> _Data_
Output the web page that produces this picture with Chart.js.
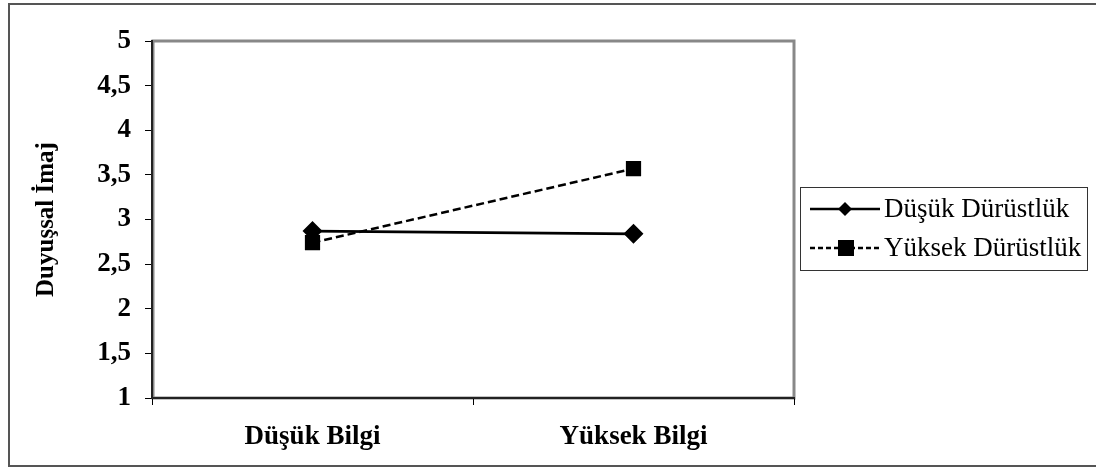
<!DOCTYPE html>
<html>
<head>
<meta charset="utf-8">
<script src="https://cdn.jsdelivr.net/npm/chart.js@4.4.0/dist/chart.umd.min.js"></script>
<style>
  html, body { margin: 0; padding: 0; background: #fff; }
  #wrap { width: 1096px; height: 467px; position: relative; }
</style>
</head>
<body>
<div id="wrap"><canvas id="imajChart" width="1096" height="467"></canvas></div>
<script>
const categories = ['Düşük Bilgi', 'Yüksek Bilgi'];
const dusukDurustluk = [2.87, 2.84];
const yuksekDurustluk = [2.74, 3.57];
const yTicks = [1, 1.5, 2, 2.5, 3, 3.5, 4, 4.5, 5];

const serif = "'Liberation Serif', 'Times New Roman', serif";

// frame around the whole figure, grey plot border, legend box
const framePlugin = {
  id: 'frame',
  beforeDraw(chart) {
    const ctx = chart.ctx;
    ctx.save();
    ctx.fillStyle = '#fff';
    ctx.fillRect(0, 0, chart.width, chart.height);
    ctx.strokeStyle = '#555';
    ctx.lineWidth = 2;
    ctx.strokeRect(9, 4, 1100, 462);
    const a = chart.chartArea;
    ctx.strokeStyle = '#888';
    ctx.lineWidth = 3;
    ctx.strokeRect(a.left + 1, a.top, a.right - a.left - 1, a.bottom - a.top);
    ctx.restore();
  },
  afterDraw(chart) {
    const ctx = chart.ctx;
    const x0 = 800, y0 = 187, w = 287, h = 83;
    ctx.save();
    ctx.strokeStyle = '#333';
    ctx.lineWidth = 1;
    ctx.strokeRect(x0 + 0.5, y0 + 0.5, w, h);
    ctx.font = '27px ' + serif;
    ctx.textBaseline = 'middle';
    ctx.fillStyle = '#000';
    chart.data.datasets.forEach((ds, i) => {
      const cy = y0 + 22 + i * 39;
      ctx.beginPath();
      ctx.setLineDash(ds.borderDash ? [5, 3] : []);
      ctx.lineWidth = 2.5;
      ctx.strokeStyle = '#000';
      ctx.moveTo(x0 + 10, cy);
      ctx.lineTo(x0 + 80, cy);
      ctx.stroke();
      ctx.setLineDash([]);
      if (ds.pointStyle === 'rectRot') {
        ctx.beginPath();
        ctx.moveTo(x0 + 45, cy - 7);
        ctx.lineTo(x0 + 52, cy);
        ctx.lineTo(x0 + 45, cy + 7);
        ctx.lineTo(x0 + 38, cy);
        ctx.closePath();
        ctx.fill();
      } else {
        ctx.fillRect(x0 + 38, cy - 8, 16, 16);
      }
      ctx.fillText(ds.label, x0 + 84, cy + 1);
    });
    ctx.restore();
  }
};

const ctx = document.getElementById('imajChart').getContext('2d');
const imajChart = new Chart(ctx, {
  type: 'line',
  data: {
    labels: categories,
    datasets: [
      {
        label: 'Düşük Dürüstlük',
        data: dusukDurustluk,
        borderColor: '#000',
        backgroundColor: '#000',
        borderWidth: 2.8,
        pointStyle: 'rectRot',
        pointRadius: 8,
        pointHoverRadius: 8
      },
      {
        label: 'Yüksek Dürüstlük',
        data: yuksekDurustluk,
        borderColor: '#000',
        backgroundColor: '#000',
        borderWidth: 2.5,
        borderDash: [8, 4],
        pointStyle: 'rect',
        pointRadius: 9,
        pointHoverRadius: 9
      }
    ]
  },
  options: {
    responsive: false,
    animation: false,
    layout: { padding: { left: 30, right: 302, top: 41, bottom: 12 } },
    plugins: {
      legend: { display: false },
      tooltip: { enabled: false }
    },
    scales: {
      x: {
        offset: true,
        grid: {
          display: true,
          drawOnChartArea: false,
          offset: true,
          color: '#000',
          tickLength: 7
        },
        border: { color: '#222', width: 2 },
        ticks: {
          color: '#000',
          padding: 16,
          font: { family: serif, size: 27, weight: 'bold' }
        },
        afterFit(scale) { scale.height = 57; }
      },
      y: {
        min: 1,
        max: 5,
        afterBuildTicks(scale) { scale.ticks = yTicks.map(v => ({ value: v })); },
        grid: {
          display: true,
          drawOnChartArea: false,
          color: '#000',
          tickLength: 7
        },
        border: { color: '#222', width: 2 },
        ticks: {
          color: '#000',
          padding: 14,
          font: { family: serif, size: 27, weight: 'bold' },
          callback: v => String(v).replace('.', ',')
        },
        title: {
          display: true,
          text: 'Duyuşsal İmaj',
          color: '#000',
          padding: { top: 2, bottom: 8 },
          font: { family: serif, size: 25, weight: 'bold' }
        },
        afterFit(scale) { scale.width = 122; }
      }
    }
  },
  plugins: [framePlugin]
});
</script>
</body>
</html>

> _What is needed_
Copy each line exactly, and leave the pictures out of your copy.

> _Solution_
Output the web page that produces this picture with Chart.js.
<!DOCTYPE html>
<html>
<head>
<meta charset="utf-8">
<script src="https://cdn.jsdelivr.net/npm/chart.js@4.4.0/dist/chart.umd.min.js"></script>
<style>
  html, body { margin: 0; padding: 0; background: #fff; }
  #wrap { width: 1096px; height: 467px; position: relative; }
</style>
</head>
<body>
<div id="wrap"><canvas id="imajChart" width="1096" height="467"></canvas></div>
<script>
const categories = ['Düşük Bilgi', 'Yüksek Bilgi'];
const dusukDurustluk = [2.87, 2.84];
const yuksekDurustluk = [2.74, 3.57];
const yTicks = [1, 1.5, 2, 2.5, 3, 3.5, 4, 4.5, 5];

const serif = "'Liberation Serif', 'Times New Roman', serif";

// frame around the whole figure, grey plot border, legend box
const framePlugin = {
  id: 'frame',
  beforeDraw(chart) {
    const ctx = chart.ctx;
    ctx.save();
    ctx.fillStyle = '#fff';
    ctx.fillRect(0, 0, chart.width, chart.height);
    ctx.strokeStyle = '#555';
    ctx.lineWidth = 2;
    ctx.strokeRect(9, 4, 1100, 462);
    const a = chart.chartArea;
    ctx.strokeStyle = '#888';
    ctx.lineWidth = 3;
    ctx.strokeRect(a.left + 1, a.top, a.right - a.left - 1, a.bottom - a.top);
    ctx.restore();
  },
  afterDraw(chart) {
    const ctx = chart.ctx;
    const x0 = 800, y0 = 187, w = 287, h = 83;
    ctx.save();
    ctx.strokeStyle = '#333';
    ctx.lineWidth = 1;
    ctx.strokeRect(x0 + 0.5, y0 + 0.5, w, h);
    ctx.font = '27px ' + serif;
    ctx.textBaseline = 'middle';
    ctx.fillStyle = '#000';
    chart.data.datasets.forEach((ds, i) => {
      const cy = y0 + 22 + i * 39;
      ctx.beginPath();
      ctx.setLineDash(ds.borderDash ? [5, 3] : []);
      ctx.lineWidth = 2.5;
      ctx.strokeStyle = '#000';
      ctx.moveTo(x0 + 10, cy);
      ctx.lineTo(x0 + 80, cy);
      ctx.stroke();
      ctx.setLineDash([]);
      if (ds.pointStyle === 'rectRot') {
        ctx.beginPath();
        ctx.moveTo(x0 + 45, cy - 7);
        ctx.lineTo(x0 + 52, cy);
        ctx.lineTo(x0 + 45, cy + 7);
        ctx.lineTo(x0 + 38, cy);
        ctx.closePath();
        ctx.fill();
      } else {
        ctx.fillRect(x0 + 38, cy - 8, 16, 16);
      }
      ctx.fillText(ds.label, x0 + 84, cy + 1);
    });
    ctx.restore();
  }
};

const ctx = document.getElementById('imajChart').getContext('2d');
const imajChart = new Chart(ctx, {
  type: 'line',
  data: {
    labels: categories,
    datasets: [
      {
        label: 'Düşük Dürüstlük',
        data: dusukDurustluk,
        borderColor: '#000',
        backgroundColor: '#000',
        borderWidth: 2.8,
        pointStyle: 'rectRot',
        pointRadius: 8,
        pointHoverRadius: 8
      },
      {
        label: 'Yüksek Dürüstlük',
        data: yuksekDurustluk,
        borderColor: '#000',
        backgroundColor: '#000',
        borderWidth: 2.5,
        borderDash: [8, 4],
        pointStyle: 'rect',
        pointRadius: 9,
        pointHoverRadius: 9
      }
    ]
  },
  options: {
    responsive: false,
    animation: false,
    layout: { padding: { left: 30, right: 302, top: 41, bottom: 12 } },
    plugins: {
      legend: { display: false },
      tooltip: { enabled: false }
    },
    scales: {
      x: {
        offset: true,
        grid: {
          display: true,
          drawOnChartArea: false,
          offset: true,
          color: '#000',
          tickLength: 7
        },
        border: { color: '#222', width: 2 },
        ticks: {
          color: '#000',
          padding: 16,
          font: { family: serif, size: 27, weight: 'bold' }
        },
        afterFit(scale) { scale.height = 57; }
      },
      y: {
        min: 1,
        max: 5,
        afterBuildTicks(scale) { scale.ticks = yTicks.map(v => ({ value: v })); },
        grid: {
          display: true,
          drawOnChartArea: false,
          color: '#000',
          tickLength: 7
        },
        border: { color: '#222', width: 2 },
        ticks: {
          color: '#000',
          padding: 14,
          font: { family: serif, size: 27, weight: 'bold' },
          callback: v => String(v).replace('.', ',')
        },
        title: {
          display: true,
          text: 'Duyuşsal İmaj',
          color: '#000',
          padding: { top: 2, bottom: 8 },
          font: { family: serif, size: 25, weight: 'bold' }
        },
        afterFit(scale) { scale.width = 122; }
      }
    }
  },
  plugins: [framePlugin]
});
</script>
</body>
</html>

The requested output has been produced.